Jetzt beginnen die Beziehungsverhältnisse, sich zu Realitäten und damit zu Selbstverständlichkeiten zu wenden. Gewohnheiten des Miteinanders stellen sich ein, Verhältnisse und Beziehungen stabilisieren sich, Untergruppen und Fraktionen konsolidieren sich.

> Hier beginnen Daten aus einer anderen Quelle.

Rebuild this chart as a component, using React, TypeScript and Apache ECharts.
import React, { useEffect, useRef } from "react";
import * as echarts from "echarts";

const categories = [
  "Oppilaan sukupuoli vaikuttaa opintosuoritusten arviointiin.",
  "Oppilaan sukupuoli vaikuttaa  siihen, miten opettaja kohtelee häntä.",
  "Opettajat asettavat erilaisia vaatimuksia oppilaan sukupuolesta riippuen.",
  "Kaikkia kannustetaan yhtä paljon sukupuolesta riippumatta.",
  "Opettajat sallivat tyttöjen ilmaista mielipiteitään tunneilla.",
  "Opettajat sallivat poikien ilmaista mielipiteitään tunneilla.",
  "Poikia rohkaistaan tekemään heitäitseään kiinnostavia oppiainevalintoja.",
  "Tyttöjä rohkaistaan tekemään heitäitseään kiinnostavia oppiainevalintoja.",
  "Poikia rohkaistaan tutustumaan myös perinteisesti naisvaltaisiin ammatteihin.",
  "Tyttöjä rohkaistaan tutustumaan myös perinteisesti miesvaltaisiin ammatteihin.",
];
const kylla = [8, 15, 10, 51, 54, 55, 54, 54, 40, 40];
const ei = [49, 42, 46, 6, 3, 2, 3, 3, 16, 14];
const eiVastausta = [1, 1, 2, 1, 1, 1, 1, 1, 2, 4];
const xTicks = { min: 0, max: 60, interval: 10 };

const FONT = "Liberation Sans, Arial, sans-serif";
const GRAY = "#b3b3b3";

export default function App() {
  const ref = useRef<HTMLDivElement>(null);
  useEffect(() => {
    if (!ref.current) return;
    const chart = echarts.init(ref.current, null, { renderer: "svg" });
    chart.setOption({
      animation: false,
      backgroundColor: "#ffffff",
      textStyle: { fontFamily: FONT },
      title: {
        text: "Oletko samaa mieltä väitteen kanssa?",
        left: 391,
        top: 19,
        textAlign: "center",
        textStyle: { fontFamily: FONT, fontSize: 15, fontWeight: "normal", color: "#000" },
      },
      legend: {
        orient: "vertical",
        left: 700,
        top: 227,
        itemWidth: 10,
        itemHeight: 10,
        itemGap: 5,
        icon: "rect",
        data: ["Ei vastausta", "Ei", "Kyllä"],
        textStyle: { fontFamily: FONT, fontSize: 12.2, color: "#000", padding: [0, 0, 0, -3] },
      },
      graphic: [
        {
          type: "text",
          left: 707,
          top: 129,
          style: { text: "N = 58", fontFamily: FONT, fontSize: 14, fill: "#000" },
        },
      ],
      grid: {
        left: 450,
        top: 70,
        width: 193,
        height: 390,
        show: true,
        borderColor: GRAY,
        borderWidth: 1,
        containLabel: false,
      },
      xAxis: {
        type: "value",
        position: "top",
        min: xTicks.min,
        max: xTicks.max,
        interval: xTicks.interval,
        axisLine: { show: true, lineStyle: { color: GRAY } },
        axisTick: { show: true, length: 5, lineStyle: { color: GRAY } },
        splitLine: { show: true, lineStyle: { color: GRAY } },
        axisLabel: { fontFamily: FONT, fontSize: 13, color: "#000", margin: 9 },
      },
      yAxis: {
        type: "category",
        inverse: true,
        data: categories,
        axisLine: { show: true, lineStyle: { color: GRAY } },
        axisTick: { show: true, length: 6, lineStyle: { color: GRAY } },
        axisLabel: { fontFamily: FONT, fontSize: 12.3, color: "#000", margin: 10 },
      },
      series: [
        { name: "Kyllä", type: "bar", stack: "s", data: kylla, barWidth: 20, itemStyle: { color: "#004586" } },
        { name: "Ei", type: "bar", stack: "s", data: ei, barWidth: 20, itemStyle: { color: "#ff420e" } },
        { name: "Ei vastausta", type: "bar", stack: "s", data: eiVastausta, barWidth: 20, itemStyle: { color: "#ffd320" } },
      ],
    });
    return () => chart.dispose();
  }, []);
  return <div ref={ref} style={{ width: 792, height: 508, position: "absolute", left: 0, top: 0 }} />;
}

Gewisse Beiträge, die jede Gruppe braucht, die aber in keinem Organigramm stehen, werden von irgendjemand aufgegriffen und erbracht: für das körperliche Wohl sorgen, für den nötigen Humor sorgen, für den nötigen Ernst sorgen, für die neuesten Gerüchte und heißesten Tipps, für unorthodoxe Ideen, mit Vorschlägen zur Güte, wenn Leute sich in den Haaren liegen, und so weiter. Das ist die Essenz von Selbstorganisation:

Stille Übereinkünfte und Normen entwickeln sich, die nicht in jeder Situation aktuell erkämpft werden müssen, sondern sich als allgemeingültige Erfahrungswerte etablieren. Dinge werden selbstverständlich. Strukturen, Feiern, Rituale, ein spezifischer Sprachgebrauch (‚Jargon‘), Insider-Witze und so weiter, und ein stiller Konsens darüber, was man besser nicht sagt. Mit anderen Worten: die Identität der Gruppe konstituiert und konsolidiert sich. Das Wir und das Nicht-Wir. Das ‚Wer gehört zu uns‘ und das ‚Wer nicht‘. Insider und Outsider. Mitglied und Fremder. Zwei Dinge markieren dieses ‚Wir‘ ganz besonders trennscharf:

Die ‚Lagerfeuergeschichten‘, die man jetzt beginnt, sich zu erzählen: davon, wie alles begann und sich dann in der Drama-Phase entfaltete, um sich jetzt zu konsolidieren. Diese Lagefeuergeschichten werden später noch ergänzt werden und verändern sich, während die Entwicklung der Gruppe weitergeht. Sie repräsentieren das kollektive Gedächtnis, das Epos, das alle Mitglieder beherbergt und von Person zu Person eint – die gemeinsame Geschichte: „Weißt du noch, als …?“

campfire stories

Die öffentliche Arena ist die, die sich jetzt als Ergebnis dieses Prozesses konturiert und stabilisiert – was man also öffentlich miteinander teilt, wie man miteinander in seinen Rollen interagiert, und welchen stil¬len Übereinkünfte da im Hintergrund wirksam sind. Und, als Ergebnis derselben stillen Übereinkünfte: was man nicht miteinander öffentlich teilt, sondern in privaten Momenten.

Diese beiden Dinge stehen in keinem OHB und in keiner Selbstdarstellung im Intranet, aber sie sind die Umrisse der kollektiven Gestalt, die sich jetzt als Kultur etabliert. Es ist Ihr Job, dabei zu helfen, dass dies geschehen kann: Empowerment.